> **SHORT TASK**: Starting at the first line of the listing below, repeat each line exactly until the line containing "-68, -56, -35]", which you include. Leave out pictures.

Plotting code records

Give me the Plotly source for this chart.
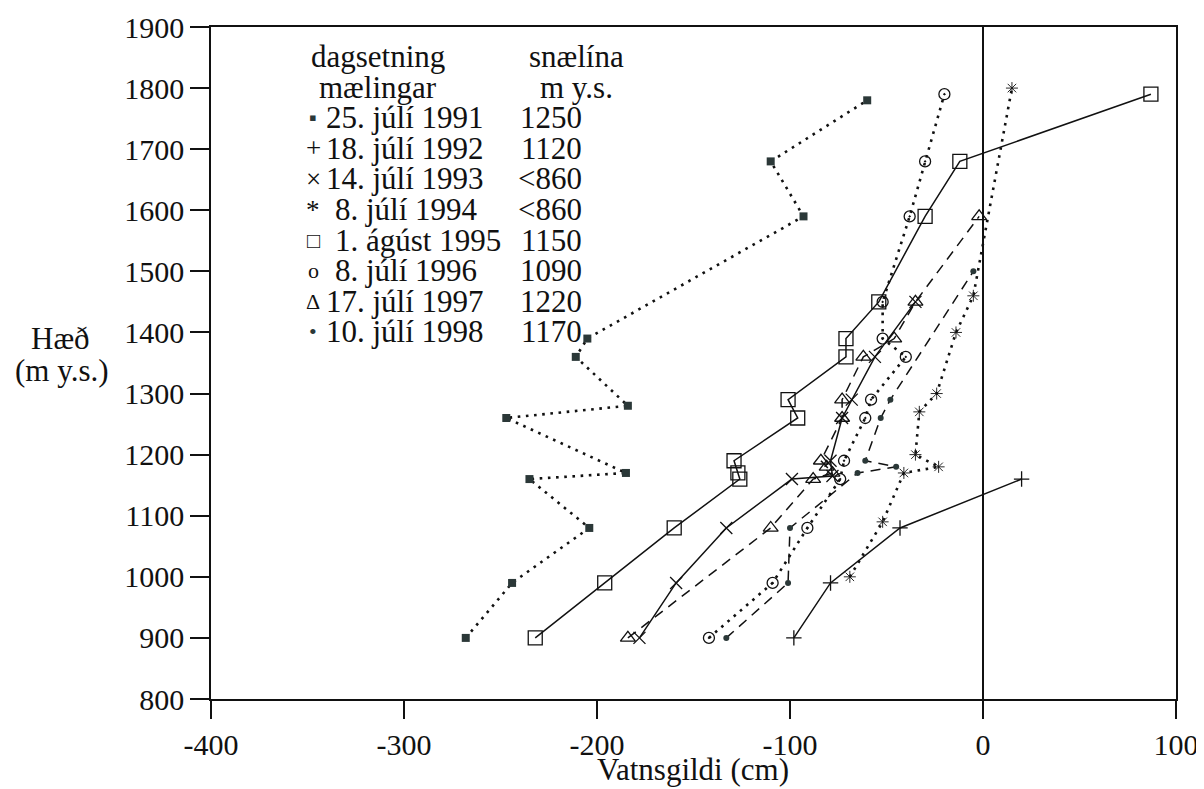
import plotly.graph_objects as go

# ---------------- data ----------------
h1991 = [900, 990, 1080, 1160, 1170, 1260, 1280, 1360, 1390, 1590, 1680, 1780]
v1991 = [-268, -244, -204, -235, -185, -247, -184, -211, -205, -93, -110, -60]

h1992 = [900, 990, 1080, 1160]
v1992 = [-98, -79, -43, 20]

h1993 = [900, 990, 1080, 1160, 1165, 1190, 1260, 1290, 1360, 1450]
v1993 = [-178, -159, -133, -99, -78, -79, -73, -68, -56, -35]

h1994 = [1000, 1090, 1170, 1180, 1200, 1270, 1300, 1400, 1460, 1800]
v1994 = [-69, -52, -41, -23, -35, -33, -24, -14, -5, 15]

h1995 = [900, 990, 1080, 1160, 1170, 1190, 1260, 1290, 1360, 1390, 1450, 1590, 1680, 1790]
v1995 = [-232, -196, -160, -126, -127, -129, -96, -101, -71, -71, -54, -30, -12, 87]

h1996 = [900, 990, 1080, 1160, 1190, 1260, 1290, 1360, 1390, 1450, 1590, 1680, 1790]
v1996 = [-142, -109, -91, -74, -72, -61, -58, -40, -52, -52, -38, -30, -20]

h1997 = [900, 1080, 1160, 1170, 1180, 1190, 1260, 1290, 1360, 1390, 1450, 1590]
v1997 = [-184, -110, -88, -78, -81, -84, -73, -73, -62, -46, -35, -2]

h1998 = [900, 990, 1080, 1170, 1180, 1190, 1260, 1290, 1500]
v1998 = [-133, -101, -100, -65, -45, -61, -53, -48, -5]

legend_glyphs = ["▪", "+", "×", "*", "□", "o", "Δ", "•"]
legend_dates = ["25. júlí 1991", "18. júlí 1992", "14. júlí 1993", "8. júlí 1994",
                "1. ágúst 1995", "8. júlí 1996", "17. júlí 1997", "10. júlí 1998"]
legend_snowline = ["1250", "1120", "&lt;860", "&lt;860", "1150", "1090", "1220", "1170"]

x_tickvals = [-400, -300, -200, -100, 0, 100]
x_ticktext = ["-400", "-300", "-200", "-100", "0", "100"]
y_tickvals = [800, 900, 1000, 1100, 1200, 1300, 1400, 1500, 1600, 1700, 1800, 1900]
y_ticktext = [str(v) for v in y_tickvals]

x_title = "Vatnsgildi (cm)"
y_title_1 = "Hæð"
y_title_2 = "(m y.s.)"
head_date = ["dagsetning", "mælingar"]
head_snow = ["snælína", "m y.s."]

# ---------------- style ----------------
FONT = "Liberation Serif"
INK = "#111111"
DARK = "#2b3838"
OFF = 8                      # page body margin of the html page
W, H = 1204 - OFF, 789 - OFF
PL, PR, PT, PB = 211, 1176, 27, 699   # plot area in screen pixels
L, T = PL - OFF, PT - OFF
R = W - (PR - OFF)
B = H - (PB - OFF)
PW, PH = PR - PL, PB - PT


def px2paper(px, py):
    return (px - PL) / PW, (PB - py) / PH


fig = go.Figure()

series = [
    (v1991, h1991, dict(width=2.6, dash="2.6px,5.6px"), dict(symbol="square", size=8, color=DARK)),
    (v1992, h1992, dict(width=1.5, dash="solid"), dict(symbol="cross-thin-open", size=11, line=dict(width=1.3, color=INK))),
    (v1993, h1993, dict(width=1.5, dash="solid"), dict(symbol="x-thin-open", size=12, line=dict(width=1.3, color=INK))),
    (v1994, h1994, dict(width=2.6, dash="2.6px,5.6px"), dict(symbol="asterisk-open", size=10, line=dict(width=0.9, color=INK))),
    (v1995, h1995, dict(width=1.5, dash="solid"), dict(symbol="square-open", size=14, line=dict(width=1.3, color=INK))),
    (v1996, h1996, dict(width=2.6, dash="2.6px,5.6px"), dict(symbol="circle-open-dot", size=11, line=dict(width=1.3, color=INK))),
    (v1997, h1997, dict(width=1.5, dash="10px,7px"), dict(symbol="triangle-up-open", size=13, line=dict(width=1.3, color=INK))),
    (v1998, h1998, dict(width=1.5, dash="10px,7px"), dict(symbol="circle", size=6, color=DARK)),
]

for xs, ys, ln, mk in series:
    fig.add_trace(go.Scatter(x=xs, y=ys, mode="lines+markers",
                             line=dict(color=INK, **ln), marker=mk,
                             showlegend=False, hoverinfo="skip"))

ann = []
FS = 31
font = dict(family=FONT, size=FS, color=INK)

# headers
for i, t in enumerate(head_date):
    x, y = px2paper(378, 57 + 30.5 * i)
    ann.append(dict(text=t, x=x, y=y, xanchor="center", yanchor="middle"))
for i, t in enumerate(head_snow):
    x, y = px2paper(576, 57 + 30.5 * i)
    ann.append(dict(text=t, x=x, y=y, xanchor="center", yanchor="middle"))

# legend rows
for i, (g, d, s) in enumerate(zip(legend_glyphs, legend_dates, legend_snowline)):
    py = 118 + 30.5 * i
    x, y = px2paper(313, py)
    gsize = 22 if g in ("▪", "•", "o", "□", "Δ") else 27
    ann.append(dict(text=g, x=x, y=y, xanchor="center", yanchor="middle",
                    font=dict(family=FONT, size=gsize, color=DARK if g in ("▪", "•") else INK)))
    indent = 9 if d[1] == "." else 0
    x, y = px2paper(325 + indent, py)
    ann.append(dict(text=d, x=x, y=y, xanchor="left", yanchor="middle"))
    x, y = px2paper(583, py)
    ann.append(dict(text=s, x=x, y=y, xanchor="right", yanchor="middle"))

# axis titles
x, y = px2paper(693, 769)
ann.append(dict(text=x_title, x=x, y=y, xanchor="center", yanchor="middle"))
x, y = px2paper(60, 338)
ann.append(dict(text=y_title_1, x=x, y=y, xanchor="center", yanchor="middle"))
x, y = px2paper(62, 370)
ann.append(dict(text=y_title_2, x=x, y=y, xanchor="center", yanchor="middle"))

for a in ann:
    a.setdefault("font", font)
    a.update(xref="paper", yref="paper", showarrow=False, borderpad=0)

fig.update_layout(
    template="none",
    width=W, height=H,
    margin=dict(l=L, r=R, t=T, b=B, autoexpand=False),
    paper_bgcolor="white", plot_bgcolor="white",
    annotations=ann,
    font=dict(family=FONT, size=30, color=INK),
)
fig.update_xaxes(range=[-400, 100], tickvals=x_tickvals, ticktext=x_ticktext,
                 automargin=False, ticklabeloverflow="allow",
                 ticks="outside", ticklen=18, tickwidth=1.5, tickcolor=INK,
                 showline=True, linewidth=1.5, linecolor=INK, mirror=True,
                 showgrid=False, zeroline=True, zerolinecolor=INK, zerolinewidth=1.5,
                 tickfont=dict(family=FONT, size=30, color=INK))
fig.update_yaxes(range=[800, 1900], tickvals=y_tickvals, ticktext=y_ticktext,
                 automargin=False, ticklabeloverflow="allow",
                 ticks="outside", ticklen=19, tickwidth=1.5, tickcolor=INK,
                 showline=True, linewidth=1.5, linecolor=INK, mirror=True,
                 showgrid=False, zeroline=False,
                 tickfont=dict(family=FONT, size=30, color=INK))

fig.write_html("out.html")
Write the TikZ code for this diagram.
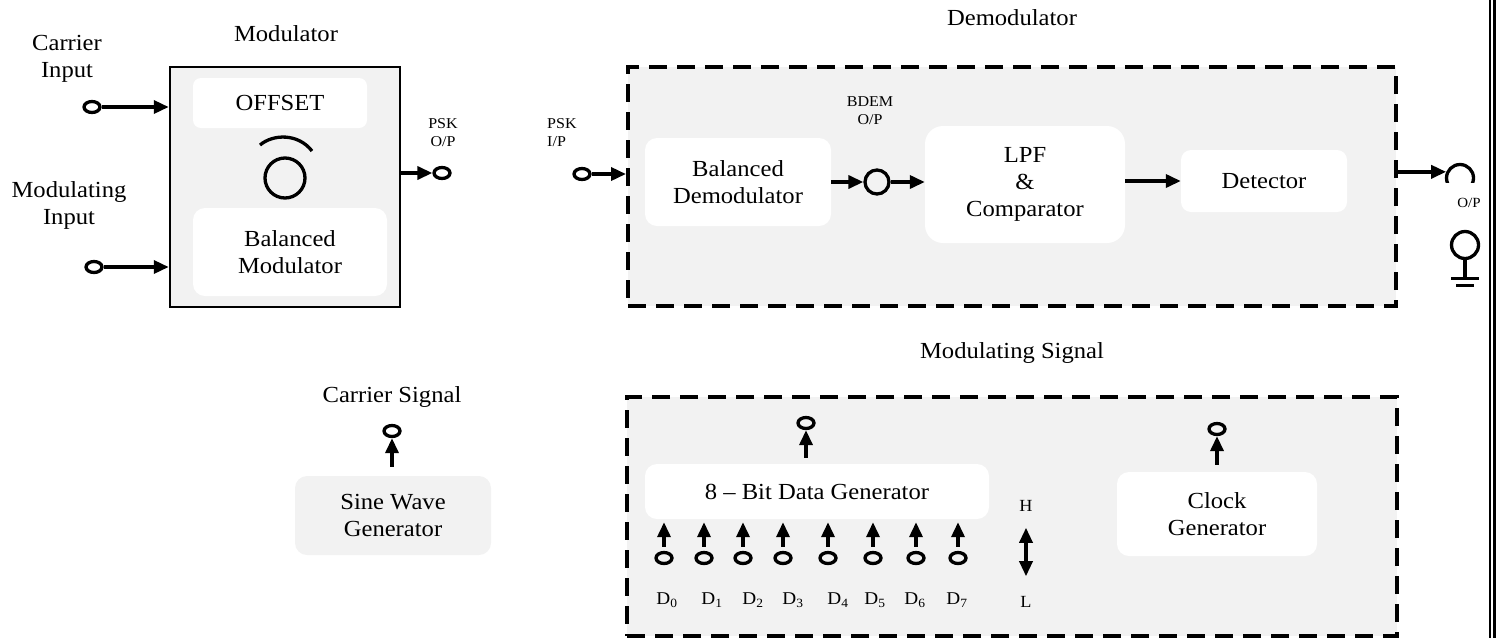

> **SOLUTION**:
Give me the Plotly source for this chart.
import plotly.graph_objects as go

# ---------------- data ----------------
h1991 = [900, 990, 1080, 1160, 1170, 1260, 1280, 1360, 1390, 1590, 1680, 1780]
v1991 = [-268, -244, -204, -235, -185, -247, -184, -211, -205, -93, -110, -60]

h1992 = [900, 990, 1080, 1160]
v1992 = [-98, -79, -43, 20]

h1993 = [900, 990, 1080, 1160, 1165, 1190, 1260, 1290, 1360, 1450]
v1993 = [-178, -159, -133, -99, -78, -79, -73, -68, -56, -35]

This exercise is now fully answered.